Blaming big tech companies for enabling our runaway surveillance state is like blaming Toyota or Ford for drunk drivers. It’s a dangerous distraction, and it’s the wrong strategy if we want to reform the system and restore the right to privacy in America.

Late last Tuesday the Washington Post revealed how the National Security Agency uses Google advertising cookies to select targets for hacking. Putting aside that WaPo uses cookies on its blog, as do almost all online businesses, we need to be clear that civil liberties proponents should focus on NSA overreach, not the existence of behavioral advertising. After all, most people like ads targeted to their interests, and it’s an important tool for the retail sector to generate sales.

While it’s not clear from the WaPo article how NSA is gaining access to cookie tracking information, it’s likely they’re once again using underhanded tactics to break in, like when they hacked Yahoo and Google servers to harvest user information.

This news comes as Microsoft executive vice president Brad Smith revealed last week that Microsoft’s security team now considers the U.S. government an “advanced persistent threat,” a term previously reserved for foreign government-backed hackers and cyberterrorists.

While some privacy groups have called for an investigation into big tech companies’ complicity with the NSA, and the Heartland Institute writes that we should just go ahead and blame Google, both of these views are mixing up the facts about what it means to collaborate with Big Brother.

We should make no mistake that big tech companies are actively cooperating with the NSA and other government agencies that want to spy on us. But what critics miss is that this happens primarily through secret FISA court requests, and subpoenas under ECPA (a 1986 law that says the feds don’t need a warrant to see your online communications and private data).

These companies are forced to do so under penalty of law — increasingly to the detriment of their bottom lines, and weakening public trust in their products.
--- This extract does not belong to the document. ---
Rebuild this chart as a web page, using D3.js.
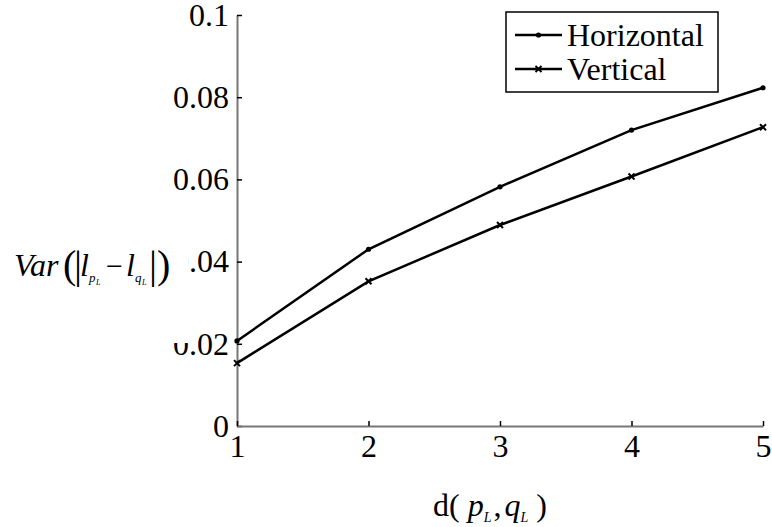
<!DOCTYPE html>
<html>
<head>
<meta charset="utf-8">
<script src="https://cdn.jsdelivr.net/npm/d3@7"></script>
<style>
  html, body { margin: 0; padding: 0; background: #fff; }
  svg { display: block; font-family: 'Liberation Serif', 'Times New Roman', serif; }
</style>
</head>
<body>
<svg id="chart"></svg>
<script>
const distances = [1, 2, 3, 4, 5]
const horizontal = [0.0207, 0.0430, 0.0582, 0.0720, 0.0823]
const vertical = [0.0153, 0.0352, 0.0489, 0.0607, 0.0727]
const yTicks = [0, 0.02, 0.04, 0.06, 0.08, 0.1]
const yTickLabels = ['0', '0.02', '0.04', '0.06', '0.08', '0.1']
const seriesNames = ['Horizontal', 'Vertical']

const width = 772
const height = 527
const margin = { top: 15, right: 9, bottom: 101, left: 237 }
const innerWidth = width - margin.left - margin.right
const innerHeight = height - margin.top - margin.bottom
const serif = 'Liberation Serif'

const svg = d3.select('#chart')
  .attr('width', width)
  .attr('height', height)
  .attr('font-family', serif)

const g = svg.append('g')
  .attr('transform', `translate(${margin.left},${margin.top})`)

const xScale = d3.scaleLinear()
  .domain([1, 5])
  .range([0, innerWidth])

const yScale = d3.scaleLinear()
  .domain([0, 0.1])
  .range([innerHeight, 0])

// Axes (ticks point inward, as in MATLAB)
const yAxis = g.append('g')
  .call(d3.axisLeft(yScale)
    .tickValues(yTicks)
    .tickFormat((d, i) => yTickLabels[i])
    .tickSize(-5)
    .tickSizeOuter(0)
    .tickPadding(8))
  .attr('font-family', serif)
yAxis.select('.domain').attr('stroke', '#777').attr('stroke-width', 2)
yAxis.selectAll('.tick line').attr('stroke', '#000').attr('stroke-width', 1.5)
yAxis.selectAll('.tick text')
  .attr('font-size', 32)
  .attr('fill', '#000')
  .attr('dy', '0.32em')

const xAxis = g.append('g')
  .attr('transform', `translate(0,${innerHeight})`)
  .call(d3.axisBottom(xScale)
    .tickValues(distances)
    .tickFormat(d3.format('d'))
    .tickSize(-5)
    .tickSizeOuter(0)
    .tickPadding(8))
  .attr('font-family', serif)
xAxis.select('.domain').attr('stroke', '#777').attr('stroke-width', 2)
xAxis.selectAll('.tick line').attr('stroke', '#000').attr('stroke-width', 1.5)
xAxis.selectAll('.tick text')
  .attr('font-size', 32)
  .attr('fill', '#000')
  .attr('dy', '0.72em')

// Lines
const series = [
  { name: seriesNames[0], values: horizontal, marker: 'dot' },
  { name: seriesNames[1], values: vertical, marker: 'cross' }
]

const line = d3.line()
  .x((d, i) => xScale(distances[i]))
  .y(d => yScale(d))

const drawMarker = (sel, type, cx, cy) => {
  if (type === 'dot') {
    sel.append('circle')
      .attr('cx', cx).attr('cy', cy).attr('r', 2.6)
      .attr('fill', '#000')
  } else {
    const s = 3
    sel.append('path')
      .attr('d', `M${cx - s},${cy - s}L${cx + s},${cy + s}M${cx - s},${cy + s}L${cx + s},${cy - s}`)
      .attr('stroke', '#000')
      .attr('stroke-width', 2)
  }
}

series.forEach(s => {
  g.append('path')
    .datum(s.values)
    .attr('d', line)
    .attr('fill', 'none')
    .attr('stroke', '#000')
    .attr('stroke-width', 2.5)
  const mg = g.append('g')
  s.values.forEach((v, i) => drawMarker(mg, s.marker, xScale(distances[i]), yScale(v)))
})

// Y label (pasted image with white background covering part of the tick labels)
const yl = svg.append('g')
yl.append('rect')
  .attr('x', 0).attr('y', 205)
  .attr('width', 188).attr('height', 138)
  .attr('fill', '#fff')
const ylText = (x, y, txt, size, italic) => yl.append('text')
  .attr('x', x).attr('y', y)
  .attr('font-size', size)
  .attr('font-style', italic ? 'italic' : 'normal')
  .attr('fill', '#000')
  .text(txt)
ylText(14, 276, 'Var', 32, true)
ylText(63, 278, '(', 40, false)
ylText(74, 278, '|', 40, false)
ylText(80, 276, 'l', 32, true)
ylText(89, 282, 'p', 13, true)
ylText(96, 285, 'L', 8, true)
ylText(106, 276, '\u2212', 30, false)
ylText(126, 276, 'l', 32, true)
ylText(135, 282, 'q', 13, true)
ylText(142, 285, 'L', 8, true)
ylText(149, 278, '|', 40, false)
ylText(157, 278, ')', 40, false)

// X label
const xl = svg.append('text')
  .attr('x', 433).attr('y', 516)
  .attr('font-size', 32)
  .attr('fill', '#000')
xl.append('tspan').text('d( ')
xl.append('tspan').attr('font-style', 'italic').text('p')
xl.append('tspan').attr('font-style', 'italic').attr('font-size', 14).attr('dy', 6).text('L')
xl.append('tspan').attr('dy', -6).attr('dx', 2).text(',')
xl.append('tspan').attr('font-style', 'italic').attr('dx', 3).text('q')
xl.append('tspan').attr('font-style', 'italic').attr('font-size', 14).attr('dy', 6).text('L')
xl.append('tspan').attr('dy', -6).text(' )')

// Legend
const legend = svg.append('g')
legend.append('rect')
  .attr('x', 506).attr('y', 12)
  .attr('width', 212).attr('height', 80)
  .attr('fill', '#fff')
  .attr('stroke', '#000')
  .attr('stroke-width', 1.5)
series.forEach((s, i) => {
  const cy = 35 + i * 34
  legend.append('line')
    .attr('x1', 515).attr('x2', 562)
    .attr('y1', cy).attr('y2', cy)
    .attr('stroke', '#000')
    .attr('stroke-width', 2.5)
  drawMarker(legend, s.marker, 538.5, cy)
  legend.append('text')
    .attr('x', 567).attr('y', cy)
    .attr('dy', '0.34em')
    .attr('font-size', 32)
    .attr('fill', '#000')
    .text(s.name)
})
</script>
</body>
</html>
Indeed, they’re not legally allowed to reveal details about many of these requests, as Yahoo CEO Marissa Mayer recently called attention to (prompting a few companies to sue the government so they can be more transparent).

So while it’s true they cooperate with the government, it’s unfair to say these companies are trying to help NSA (with the possible exception of some telecoms), especially when most of them depend on the trust people place in their technology.

As the Snowden revelations have made clear, there are a number of ways big tech companies don’t cooperate with government, but nonetheless have been hacked or otherwise have had their data compromised by the government.

Big tech firms have been quick to respond to this threat. Almost daily news stories about new breaches in their software, encryption and hardware have led them to ratchet up encryption for much more of their data and raise new barriers against U.S. government-sponsored hacking. As Mike Masnick at TechDirt points out, Google will likely soon find ways to better implement advertising cookies to protect users from government snooping.

Americans place a lot of trust in technology. It’s hard to even list how much sensitive, personal information we entrust to Apple, Microsoft, Google and Facebook, among others. Their businesses rely on our trust and cooperating with NSA is very clearly bad for business. What we are witnessing promises to be just the beginning of a digital arms race between the NSA and the private sector.

Scapegoating these companies and their products gets the facts wrong and distracts from what should be the prime targets of civil liberties advocates: our runaway national-security bureaucracies and outdated privacy laws.